>> Start Stored data

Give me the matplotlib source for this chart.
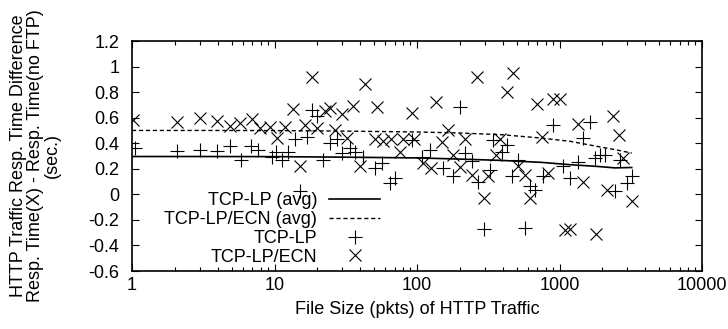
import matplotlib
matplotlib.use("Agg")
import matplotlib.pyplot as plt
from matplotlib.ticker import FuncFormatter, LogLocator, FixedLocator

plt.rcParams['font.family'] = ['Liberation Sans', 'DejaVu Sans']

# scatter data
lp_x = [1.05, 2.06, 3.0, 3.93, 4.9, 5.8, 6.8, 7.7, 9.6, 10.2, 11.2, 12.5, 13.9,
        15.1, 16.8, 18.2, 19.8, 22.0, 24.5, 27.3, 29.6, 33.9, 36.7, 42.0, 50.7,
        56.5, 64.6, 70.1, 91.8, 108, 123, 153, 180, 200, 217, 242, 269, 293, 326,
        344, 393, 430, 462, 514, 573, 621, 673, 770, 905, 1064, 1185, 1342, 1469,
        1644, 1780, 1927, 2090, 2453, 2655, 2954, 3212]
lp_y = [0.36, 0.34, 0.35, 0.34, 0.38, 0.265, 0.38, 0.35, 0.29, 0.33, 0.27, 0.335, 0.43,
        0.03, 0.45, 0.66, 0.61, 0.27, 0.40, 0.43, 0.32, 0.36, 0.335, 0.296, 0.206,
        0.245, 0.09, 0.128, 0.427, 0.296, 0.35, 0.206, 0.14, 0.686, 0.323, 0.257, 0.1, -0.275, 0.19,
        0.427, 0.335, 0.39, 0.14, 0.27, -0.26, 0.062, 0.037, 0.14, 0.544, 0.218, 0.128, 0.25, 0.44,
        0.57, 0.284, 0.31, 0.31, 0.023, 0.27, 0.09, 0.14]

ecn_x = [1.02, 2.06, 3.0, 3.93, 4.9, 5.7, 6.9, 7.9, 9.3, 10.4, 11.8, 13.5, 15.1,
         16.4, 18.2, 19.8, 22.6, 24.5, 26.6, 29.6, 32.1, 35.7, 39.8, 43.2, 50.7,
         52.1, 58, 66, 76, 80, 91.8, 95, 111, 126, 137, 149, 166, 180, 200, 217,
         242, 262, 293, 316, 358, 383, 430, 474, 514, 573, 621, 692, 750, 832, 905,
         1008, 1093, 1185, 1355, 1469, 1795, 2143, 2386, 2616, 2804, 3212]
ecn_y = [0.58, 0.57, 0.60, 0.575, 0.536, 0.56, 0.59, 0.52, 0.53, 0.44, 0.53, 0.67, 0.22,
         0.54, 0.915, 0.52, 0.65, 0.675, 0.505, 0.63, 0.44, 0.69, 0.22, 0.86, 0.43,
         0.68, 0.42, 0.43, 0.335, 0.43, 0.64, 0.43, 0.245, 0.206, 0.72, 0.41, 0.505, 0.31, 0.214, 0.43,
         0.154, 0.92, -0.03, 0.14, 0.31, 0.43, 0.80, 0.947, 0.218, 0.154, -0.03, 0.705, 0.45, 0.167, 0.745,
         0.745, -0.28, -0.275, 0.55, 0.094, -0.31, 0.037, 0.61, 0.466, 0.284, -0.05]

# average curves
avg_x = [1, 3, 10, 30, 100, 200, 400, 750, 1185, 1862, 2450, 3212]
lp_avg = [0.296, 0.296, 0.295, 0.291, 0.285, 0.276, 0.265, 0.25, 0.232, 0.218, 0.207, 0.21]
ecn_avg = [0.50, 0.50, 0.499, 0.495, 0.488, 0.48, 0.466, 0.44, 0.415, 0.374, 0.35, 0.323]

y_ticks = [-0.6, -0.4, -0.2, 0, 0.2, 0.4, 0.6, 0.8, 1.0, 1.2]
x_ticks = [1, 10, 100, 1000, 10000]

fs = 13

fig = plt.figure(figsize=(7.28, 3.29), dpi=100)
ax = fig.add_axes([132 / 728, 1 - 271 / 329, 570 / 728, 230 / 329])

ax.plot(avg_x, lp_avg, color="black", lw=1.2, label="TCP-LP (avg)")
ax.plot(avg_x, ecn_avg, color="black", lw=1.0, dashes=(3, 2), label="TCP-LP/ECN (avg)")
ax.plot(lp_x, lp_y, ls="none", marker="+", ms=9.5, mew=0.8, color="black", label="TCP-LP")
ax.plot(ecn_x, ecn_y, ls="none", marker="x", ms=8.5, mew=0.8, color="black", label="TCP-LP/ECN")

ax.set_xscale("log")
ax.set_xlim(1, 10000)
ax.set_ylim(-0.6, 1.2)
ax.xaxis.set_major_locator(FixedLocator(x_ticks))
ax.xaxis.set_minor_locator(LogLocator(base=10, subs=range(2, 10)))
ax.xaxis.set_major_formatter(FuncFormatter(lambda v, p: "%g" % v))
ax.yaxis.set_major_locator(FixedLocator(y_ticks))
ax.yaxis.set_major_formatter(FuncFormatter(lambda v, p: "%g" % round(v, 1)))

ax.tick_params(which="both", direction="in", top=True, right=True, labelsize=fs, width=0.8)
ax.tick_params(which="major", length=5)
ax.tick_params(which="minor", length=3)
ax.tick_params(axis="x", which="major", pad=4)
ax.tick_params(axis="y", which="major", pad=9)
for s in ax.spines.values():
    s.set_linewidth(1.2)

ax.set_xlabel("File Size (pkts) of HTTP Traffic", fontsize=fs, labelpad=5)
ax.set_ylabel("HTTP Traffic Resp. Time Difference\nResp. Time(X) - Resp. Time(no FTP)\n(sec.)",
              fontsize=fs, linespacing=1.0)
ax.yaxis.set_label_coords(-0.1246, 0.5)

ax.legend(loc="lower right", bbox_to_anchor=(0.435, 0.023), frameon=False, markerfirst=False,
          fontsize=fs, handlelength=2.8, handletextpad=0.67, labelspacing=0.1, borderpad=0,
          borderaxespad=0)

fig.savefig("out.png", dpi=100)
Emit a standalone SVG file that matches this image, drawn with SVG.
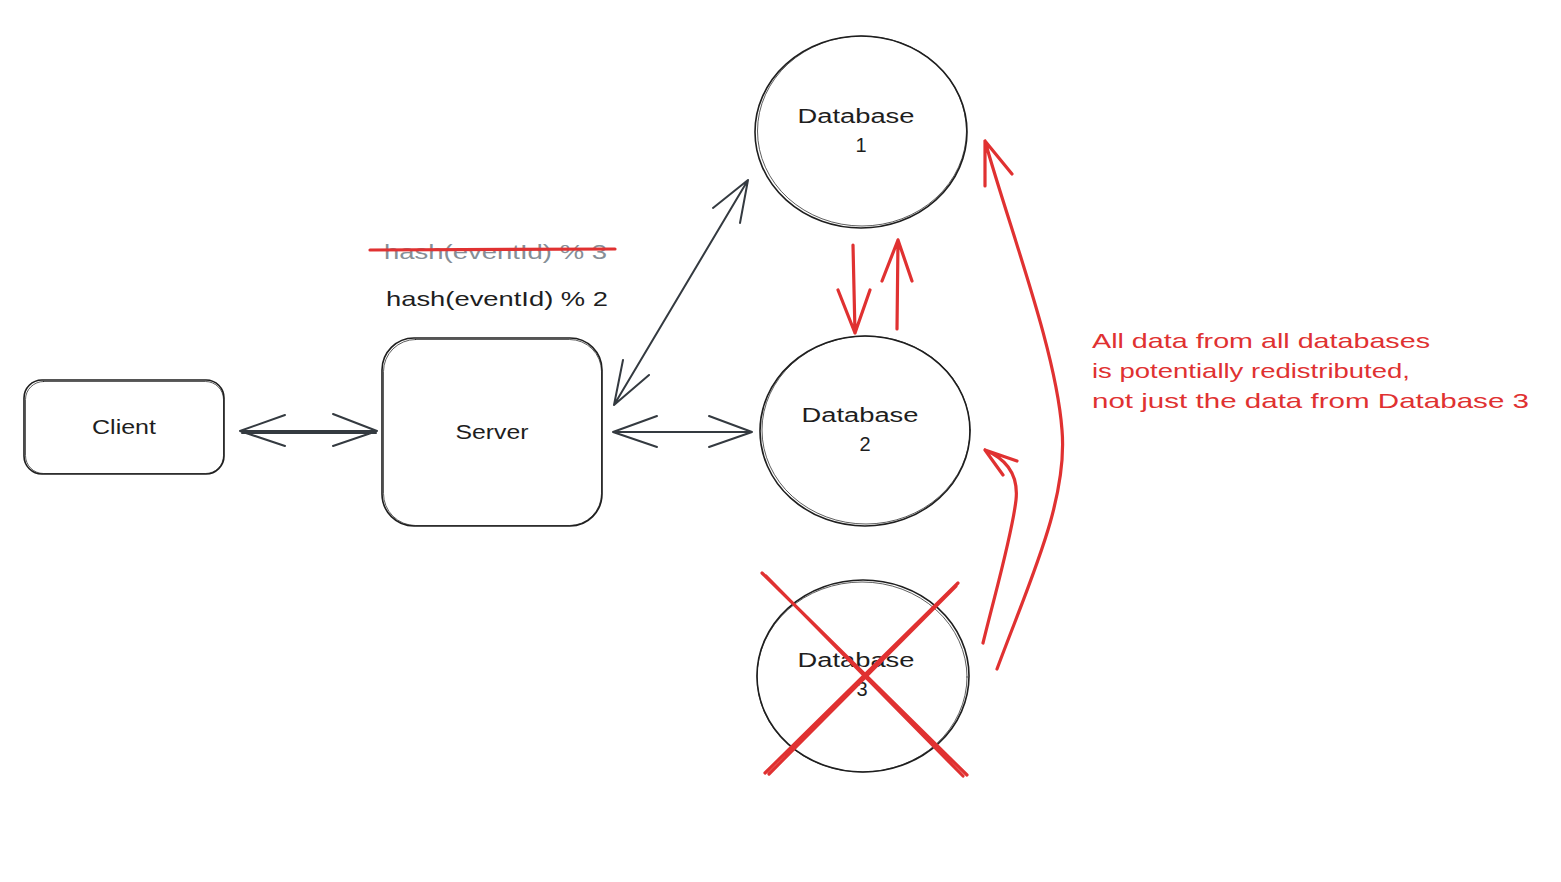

>> End Stored data

• [Task requirements]
Return each line from the material above exactly, but not the pictures.

• [Correct output]
Give me the matplotlib source for this chart.
import matplotlib
matplotlib.use("Agg")
import matplotlib.pyplot as plt
from matplotlib.ticker import FuncFormatter, LogLocator, FixedLocator

plt.rcParams['font.family'] = ['Liberation Sans', 'DejaVu Sans']

# scatter data
lp_x = [1.05, 2.06, 3.0, 3.93, 4.9, 5.8, 6.8, 7.7, 9.6, 10.2, 11.2, 12.5, 13.9,
        15.1, 16.8, 18.2, 19.8, 22.0, 24.5, 27.3, 29.6, 33.9, 36.7, 42.0, 50.7,
        56.5, 64.6, 70.1, 91.8, 108, 123, 153, 180, 200, 217, 242, 269, 293, 326,
        344, 393, 430, 462, 514, 573, 621, 673, 770, 905, 1064, 1185, 1342, 1469,
        1644, 1780, 1927, 2090, 2453, 2655, 2954, 3212]
lp_y = [0.36, 0.34, 0.35, 0.34, 0.38, 0.265, 0.38, 0.35, 0.29, 0.33, 0.27, 0.335, 0.43,
        0.03, 0.45, 0.66, 0.61, 0.27, 0.40, 0.43, 0.32, 0.36, 0.335, 0.296, 0.206,
        0.245, 0.09, 0.128, 0.427, 0.296, 0.35, 0.206, 0.14, 0.686, 0.323, 0.257, 0.1, -0.275, 0.19,
        0.427, 0.335, 0.39, 0.14, 0.27, -0.26, 0.062, 0.037, 0.14, 0.544, 0.218, 0.128, 0.25, 0.44,
        0.57, 0.284, 0.31, 0.31, 0.023, 0.27, 0.09, 0.14]

ecn_x = [1.02, 2.06, 3.0, 3.93, 4.9, 5.7, 6.9, 7.9, 9.3, 10.4, 11.8, 13.5, 15.1,
         16.4, 18.2, 19.8, 22.6, 24.5, 26.6, 29.6, 32.1, 35.7, 39.8, 43.2, 50.7,
         52.1, 58, 66, 76, 80, 91.8, 95, 111, 126, 137, 149, 166, 180, 200, 217,
         242, 262, 293, 316, 358, 383, 430, 474, 514, 573, 621, 692, 750, 832, 905,
         1008, 1093, 1185, 1355, 1469, 1795, 2143, 2386, 2616, 2804, 3212]
ecn_y = [0.58, 0.57, 0.60, 0.575, 0.536, 0.56, 0.59, 0.52, 0.53, 0.44, 0.53, 0.67, 0.22,
         0.54, 0.915, 0.52, 0.65, 0.675, 0.505, 0.63, 0.44, 0.69, 0.22, 0.86, 0.43,
         0.68, 0.42, 0.43, 0.335, 0.43, 0.64, 0.43, 0.245, 0.206, 0.72, 0.41, 0.505, 0.31, 0.214, 0.43,
         0.154, 0.92, -0.03, 0.14, 0.31, 0.43, 0.80, 0.947, 0.218, 0.154, -0.03, 0.705, 0.45, 0.167, 0.745,
         0.745, -0.28, -0.275, 0.55, 0.094, -0.31, 0.037, 0.61, 0.466, 0.284, -0.05]

# average curves
avg_x = [1, 3, 10, 30, 100, 200, 400, 750, 1185, 1862, 2450, 3212]
lp_avg = [0.296, 0.296, 0.295, 0.291, 0.285, 0.276, 0.265, 0.25, 0.232, 0.218, 0.207, 0.21]
ecn_avg = [0.50, 0.50, 0.499, 0.495, 0.488, 0.48, 0.466, 0.44, 0.415, 0.374, 0.35, 0.323]

y_ticks = [-0.6, -0.4, -0.2, 0, 0.2, 0.4, 0.6, 0.8, 1.0, 1.2]
x_ticks = [1, 10, 100, 1000, 10000]

fs = 13

fig = plt.figure(figsize=(7.28, 3.29), dpi=100)
ax = fig.add_axes([132 / 728, 1 - 271 / 329, 570 / 728, 230 / 329])

ax.plot(avg_x, lp_avg, color="black", lw=1.2, label="TCP-LP (avg)")
ax.plot(avg_x, ecn_avg, color="black", lw=1.0, dashes=(3, 2), label="TCP-LP/ECN (avg)")
ax.plot(lp_x, lp_y, ls="none", marker="+", ms=9.5, mew=0.8, color="black", label="TCP-LP")
ax.plot(ecn_x, ecn_y, ls="none", marker="x", ms=8.5, mew=0.8, color="black", label="TCP-LP/ECN")

ax.set_xscale("log")
ax.set_xlim(1, 10000)
ax.set_ylim(-0.6, 1.2)
ax.xaxis.set_major_locator(FixedLocator(x_ticks))
ax.xaxis.set_minor_locator(LogLocator(base=10, subs=range(2, 10)))
ax.xaxis.set_major_formatter(FuncFormatter(lambda v, p: "%g" % v))
ax.yaxis.set_major_locator(FixedLocator(y_ticks))
ax.yaxis.set_major_formatter(FuncFormatter(lambda v, p: "%g" % round(v, 1)))

ax.tick_params(which="both", direction="in", top=True, right=True, labelsize=fs, width=0.8)
ax.tick_params(which="major", length=5)
ax.tick_params(which="minor", length=3)
ax.tick_params(axis="x", which="major", pad=4)
ax.tick_params(axis="y", which="major", pad=9)
for s in ax.spines.values():
    s.set_linewidth(1.2)

ax.set_xlabel("File Size (pkts) of HTTP Traffic", fontsize=fs, labelpad=5)
ax.set_ylabel("HTTP Traffic Resp. Time Difference\nResp. Time(X) - Resp. Time(no FTP)\n(sec.)",
              fontsize=fs, linespacing=1.0)
ax.yaxis.set_label_coords(-0.1246, 0.5)

ax.legend(loc="lower right", bbox_to_anchor=(0.435, 0.023), frameon=False, markerfirst=False,
          fontsize=fs, handlelength=2.8, handletextpad=0.67, labelspacing=0.1, borderpad=0,
          borderaxespad=0)

fig.savefig("out.png", dpi=100)
Emit a standalone SVG file that matches this image, drawn with SVG.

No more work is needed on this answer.